Your average person’s take on the early release law seems to be focused entirely on the people coming out of prison, but that’s only half of the picture, at best.
The Legislature’s alteration of release laws led to a corresponding change in the game plans for deputies, detectives and district attorneys all over the state.
Law enforcement officials aren’t blind to the fact that putting someone away for a non-violent theft charge will no longer keep that person in prison for as long as it would before.
They’re changing their enforcement strategies right now because of it.
They’re focusing less on the crimes with shortened sentences because they’re getting less bang for their buck than they were before.
Your average person looks at this as a law that just impacts when people come out of prison, but it’s also changing who goes in.
A cop walking down a street in today’s Golden State is less likely to arrest someone for public intoxication than he was before the new law was passed because the incentive system has changed.
Similarly, district attorneys are less likely to spend time on cases that will now result in less-strict penalties.
At the same time, someone facing one of those charges is now more likely to go to trial because the difference between the deal they’re getting to plead and the punishment they get if convicted is shrinking.
Over the years, large legal trends like the war on drugs, DUI enforcement or Megan’s Law have launched in a very public way.
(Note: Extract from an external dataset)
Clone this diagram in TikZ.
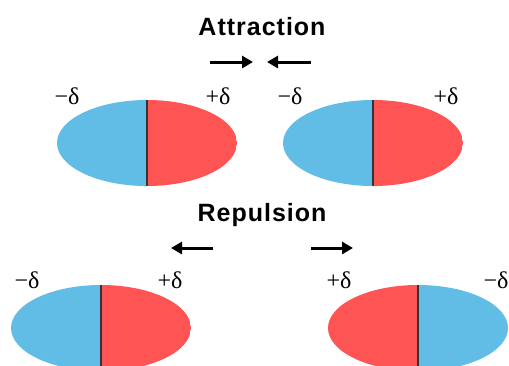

The difference with this change is that the law is being enforced differently but not in a way that is obvious to the public.
For instance, the Legislature didn’t publicly vote to make meth possession less onerous than before, but in essence the incentives created by making the punishment for that crime smaller has that same effect without announcing it to the public in so many words.
The second piece of this legal system shakeup is the anticipation by local law enforcement agencies that this law will not be an only child for very long.
At a recent Board of Supervisors meeting, the heads of the probation and sheriff’s departments predicted that upcoming changes by the Legislature will send more prison inmates to county jails, putting the burden of incarceration on counties instead of the state.
This will also shift priorities, leading county jails to put the local drunks and punks on electronic surveillance programs to clear out room for more serious offenders.
At that meeting, the sheriff and the probation director added that there was a significant chance that the state would also allow counties whose jails were already full to send prisoners to places like Plumas.
All of these changes do the same things: They shift priorities up the ladder, giving less incentive for cops around the state to arrest people for crimes that carry a sentence of less than three years and less reason for district attorneys to prosecute those crimes.
California created many of these laws in a very public fashion, but on the way out they are on the verge of fading back into half enforcement without making a sound.
It’s another classic example of indecision making our decisions for us in this state.
Instead of publicly choosing which laws to enforce and what programs to fund, we’re once again watching as the interactions of disjointed systems of incentives choose for us.